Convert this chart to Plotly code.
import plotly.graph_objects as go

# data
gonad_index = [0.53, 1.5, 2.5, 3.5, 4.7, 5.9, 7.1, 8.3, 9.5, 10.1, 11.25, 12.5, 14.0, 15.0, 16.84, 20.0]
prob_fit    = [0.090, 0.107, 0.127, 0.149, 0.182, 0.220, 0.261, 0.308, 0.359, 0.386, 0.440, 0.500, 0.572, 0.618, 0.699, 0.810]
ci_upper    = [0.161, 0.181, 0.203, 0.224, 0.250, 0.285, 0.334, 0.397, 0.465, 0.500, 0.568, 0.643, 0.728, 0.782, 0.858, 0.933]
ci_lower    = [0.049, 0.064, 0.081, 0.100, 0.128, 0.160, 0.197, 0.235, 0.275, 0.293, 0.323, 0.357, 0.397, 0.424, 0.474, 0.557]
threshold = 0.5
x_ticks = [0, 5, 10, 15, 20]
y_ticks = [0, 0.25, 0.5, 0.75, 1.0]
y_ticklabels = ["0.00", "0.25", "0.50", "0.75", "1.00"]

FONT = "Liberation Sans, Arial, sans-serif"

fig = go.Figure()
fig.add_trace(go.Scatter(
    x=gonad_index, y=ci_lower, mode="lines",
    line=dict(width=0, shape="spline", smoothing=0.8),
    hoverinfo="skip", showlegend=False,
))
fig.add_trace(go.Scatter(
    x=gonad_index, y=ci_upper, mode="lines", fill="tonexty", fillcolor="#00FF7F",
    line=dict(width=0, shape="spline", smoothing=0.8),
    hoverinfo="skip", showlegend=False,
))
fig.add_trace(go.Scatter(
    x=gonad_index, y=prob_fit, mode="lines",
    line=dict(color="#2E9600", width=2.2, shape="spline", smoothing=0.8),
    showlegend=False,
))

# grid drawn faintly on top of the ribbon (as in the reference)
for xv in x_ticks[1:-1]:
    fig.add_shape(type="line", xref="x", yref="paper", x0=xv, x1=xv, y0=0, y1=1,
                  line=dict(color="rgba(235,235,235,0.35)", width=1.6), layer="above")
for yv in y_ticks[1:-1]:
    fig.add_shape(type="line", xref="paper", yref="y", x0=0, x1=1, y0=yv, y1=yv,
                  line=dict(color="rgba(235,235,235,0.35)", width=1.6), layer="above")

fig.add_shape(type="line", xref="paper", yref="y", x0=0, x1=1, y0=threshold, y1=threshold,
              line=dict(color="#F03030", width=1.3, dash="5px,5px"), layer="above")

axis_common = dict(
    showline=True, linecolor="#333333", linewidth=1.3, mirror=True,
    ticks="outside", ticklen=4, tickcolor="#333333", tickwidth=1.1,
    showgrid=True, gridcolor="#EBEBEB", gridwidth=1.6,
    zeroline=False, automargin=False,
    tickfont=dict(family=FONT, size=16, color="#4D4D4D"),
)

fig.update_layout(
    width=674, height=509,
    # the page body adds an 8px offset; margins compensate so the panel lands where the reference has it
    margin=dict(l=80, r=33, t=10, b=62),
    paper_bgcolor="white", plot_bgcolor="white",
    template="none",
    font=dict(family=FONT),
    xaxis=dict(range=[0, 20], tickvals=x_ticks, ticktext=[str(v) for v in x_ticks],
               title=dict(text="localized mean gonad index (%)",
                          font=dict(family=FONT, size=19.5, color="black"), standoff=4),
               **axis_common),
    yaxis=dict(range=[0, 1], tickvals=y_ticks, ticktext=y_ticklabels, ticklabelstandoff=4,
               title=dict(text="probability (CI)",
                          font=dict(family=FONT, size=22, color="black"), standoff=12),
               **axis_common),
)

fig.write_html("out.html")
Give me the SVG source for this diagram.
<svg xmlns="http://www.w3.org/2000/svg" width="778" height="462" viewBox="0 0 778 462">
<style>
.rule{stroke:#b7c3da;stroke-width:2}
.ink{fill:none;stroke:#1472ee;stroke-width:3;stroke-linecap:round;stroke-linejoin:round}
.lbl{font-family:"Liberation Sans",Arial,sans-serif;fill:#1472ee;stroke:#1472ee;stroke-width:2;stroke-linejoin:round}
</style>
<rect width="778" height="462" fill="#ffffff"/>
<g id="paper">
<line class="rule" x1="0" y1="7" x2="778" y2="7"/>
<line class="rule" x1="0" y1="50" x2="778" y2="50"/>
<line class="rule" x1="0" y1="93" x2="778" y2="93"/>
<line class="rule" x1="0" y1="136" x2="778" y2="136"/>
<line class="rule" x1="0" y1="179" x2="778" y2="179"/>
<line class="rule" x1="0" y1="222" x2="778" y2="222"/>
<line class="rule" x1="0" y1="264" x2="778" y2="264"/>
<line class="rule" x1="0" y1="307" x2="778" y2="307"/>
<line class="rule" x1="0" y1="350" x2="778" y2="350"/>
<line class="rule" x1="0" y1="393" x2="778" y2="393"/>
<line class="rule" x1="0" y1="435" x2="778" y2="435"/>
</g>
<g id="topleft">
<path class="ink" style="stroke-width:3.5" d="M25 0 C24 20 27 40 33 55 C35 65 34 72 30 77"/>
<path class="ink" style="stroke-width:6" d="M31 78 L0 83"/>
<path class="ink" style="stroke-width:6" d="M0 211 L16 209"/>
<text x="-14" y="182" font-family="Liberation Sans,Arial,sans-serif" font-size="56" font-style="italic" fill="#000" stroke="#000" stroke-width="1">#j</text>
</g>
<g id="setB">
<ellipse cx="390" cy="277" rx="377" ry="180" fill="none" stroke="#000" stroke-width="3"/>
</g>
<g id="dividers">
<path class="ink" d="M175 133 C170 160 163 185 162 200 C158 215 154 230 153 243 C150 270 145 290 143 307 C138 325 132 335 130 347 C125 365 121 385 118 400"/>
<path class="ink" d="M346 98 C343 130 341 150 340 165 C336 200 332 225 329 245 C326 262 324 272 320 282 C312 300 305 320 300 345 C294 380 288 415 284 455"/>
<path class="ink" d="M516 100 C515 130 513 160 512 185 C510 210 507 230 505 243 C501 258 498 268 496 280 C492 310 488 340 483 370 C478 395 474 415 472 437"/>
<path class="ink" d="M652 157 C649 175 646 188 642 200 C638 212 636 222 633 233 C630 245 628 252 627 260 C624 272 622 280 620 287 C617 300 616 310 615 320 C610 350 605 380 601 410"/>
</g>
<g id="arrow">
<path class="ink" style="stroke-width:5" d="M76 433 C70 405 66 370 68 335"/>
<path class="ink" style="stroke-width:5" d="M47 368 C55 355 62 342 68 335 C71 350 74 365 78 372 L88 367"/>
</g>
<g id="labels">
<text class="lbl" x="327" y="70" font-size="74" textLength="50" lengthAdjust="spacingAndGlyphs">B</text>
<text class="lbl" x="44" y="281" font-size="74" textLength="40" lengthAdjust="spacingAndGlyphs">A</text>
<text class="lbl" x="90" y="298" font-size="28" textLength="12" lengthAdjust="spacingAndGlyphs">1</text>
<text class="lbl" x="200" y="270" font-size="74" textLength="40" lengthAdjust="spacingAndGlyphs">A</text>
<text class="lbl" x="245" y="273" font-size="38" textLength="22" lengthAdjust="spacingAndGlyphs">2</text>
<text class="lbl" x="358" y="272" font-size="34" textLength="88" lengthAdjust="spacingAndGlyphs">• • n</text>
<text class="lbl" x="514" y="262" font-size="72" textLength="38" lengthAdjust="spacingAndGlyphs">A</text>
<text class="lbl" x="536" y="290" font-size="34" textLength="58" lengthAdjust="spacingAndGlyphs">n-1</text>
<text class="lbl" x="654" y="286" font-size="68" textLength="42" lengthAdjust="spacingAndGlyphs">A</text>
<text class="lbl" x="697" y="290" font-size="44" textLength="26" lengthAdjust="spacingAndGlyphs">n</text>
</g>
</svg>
* * *
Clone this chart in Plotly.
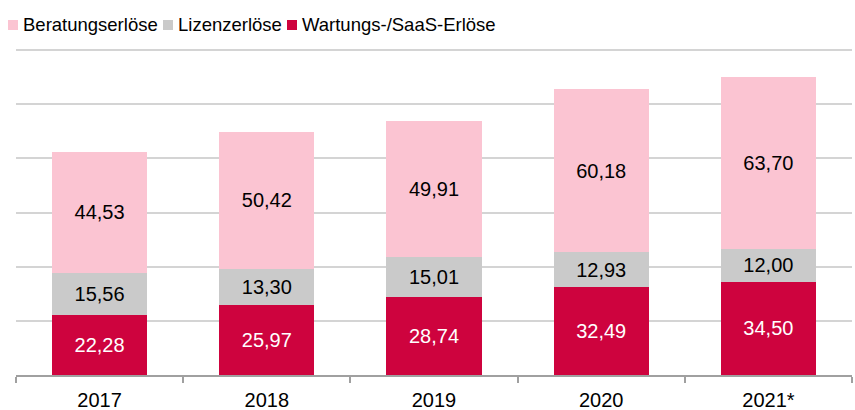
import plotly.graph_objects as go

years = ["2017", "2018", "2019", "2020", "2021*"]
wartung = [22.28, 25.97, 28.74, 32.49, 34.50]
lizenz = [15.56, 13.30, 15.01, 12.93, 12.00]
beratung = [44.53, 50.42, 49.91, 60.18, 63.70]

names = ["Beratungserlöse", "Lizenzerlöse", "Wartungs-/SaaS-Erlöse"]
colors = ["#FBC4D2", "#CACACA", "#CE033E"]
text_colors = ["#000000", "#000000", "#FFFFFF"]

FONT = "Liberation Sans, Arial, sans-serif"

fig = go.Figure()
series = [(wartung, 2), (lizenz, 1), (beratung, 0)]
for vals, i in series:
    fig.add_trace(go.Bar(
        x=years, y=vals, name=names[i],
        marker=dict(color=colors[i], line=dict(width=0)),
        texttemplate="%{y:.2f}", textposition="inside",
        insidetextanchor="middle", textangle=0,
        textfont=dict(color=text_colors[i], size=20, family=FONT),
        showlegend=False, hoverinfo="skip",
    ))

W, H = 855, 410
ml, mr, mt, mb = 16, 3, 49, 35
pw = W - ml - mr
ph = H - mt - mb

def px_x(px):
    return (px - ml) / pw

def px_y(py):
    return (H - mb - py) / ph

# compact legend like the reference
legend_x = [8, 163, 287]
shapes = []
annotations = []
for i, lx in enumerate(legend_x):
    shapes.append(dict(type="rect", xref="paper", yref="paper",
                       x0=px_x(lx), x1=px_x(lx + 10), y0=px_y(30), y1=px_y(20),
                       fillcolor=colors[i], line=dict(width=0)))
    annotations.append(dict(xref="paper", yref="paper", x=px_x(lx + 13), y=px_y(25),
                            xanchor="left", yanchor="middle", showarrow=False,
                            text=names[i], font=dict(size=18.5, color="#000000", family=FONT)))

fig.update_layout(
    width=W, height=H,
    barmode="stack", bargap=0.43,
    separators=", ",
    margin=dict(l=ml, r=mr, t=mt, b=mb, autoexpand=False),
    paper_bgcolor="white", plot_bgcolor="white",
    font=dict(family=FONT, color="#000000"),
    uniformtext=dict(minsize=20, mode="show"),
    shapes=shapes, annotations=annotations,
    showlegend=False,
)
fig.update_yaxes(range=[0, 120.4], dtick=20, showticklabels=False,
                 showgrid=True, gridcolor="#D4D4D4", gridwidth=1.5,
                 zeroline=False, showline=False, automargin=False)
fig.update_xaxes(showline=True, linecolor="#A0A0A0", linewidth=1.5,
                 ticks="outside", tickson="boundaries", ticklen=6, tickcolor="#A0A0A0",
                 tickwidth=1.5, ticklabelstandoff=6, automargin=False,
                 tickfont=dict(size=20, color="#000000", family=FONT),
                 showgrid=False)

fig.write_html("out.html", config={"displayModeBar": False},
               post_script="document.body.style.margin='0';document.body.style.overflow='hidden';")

→ What is expected
Repeat exactly the part that opens with the line containing "Clone this chart in Plotly." and closes with the line containing "beratung = [44.53, 50.42, 49.91, 60.18, 63.70]". Include both end lines, and drop the pictures.

→ The solution
Clone this chart in Plotly.
import plotly.graph_objects as go

years = ["2017", "2018", "2019", "2020", "2021*"]
wartung = [22.28, 25.97, 28.74, 32.49, 34.50]
lizenz = [15.56, 13.30, 15.01, 12.93, 12.00]
beratung = [44.53, 50.42, 49.91, 60.18, 63.70]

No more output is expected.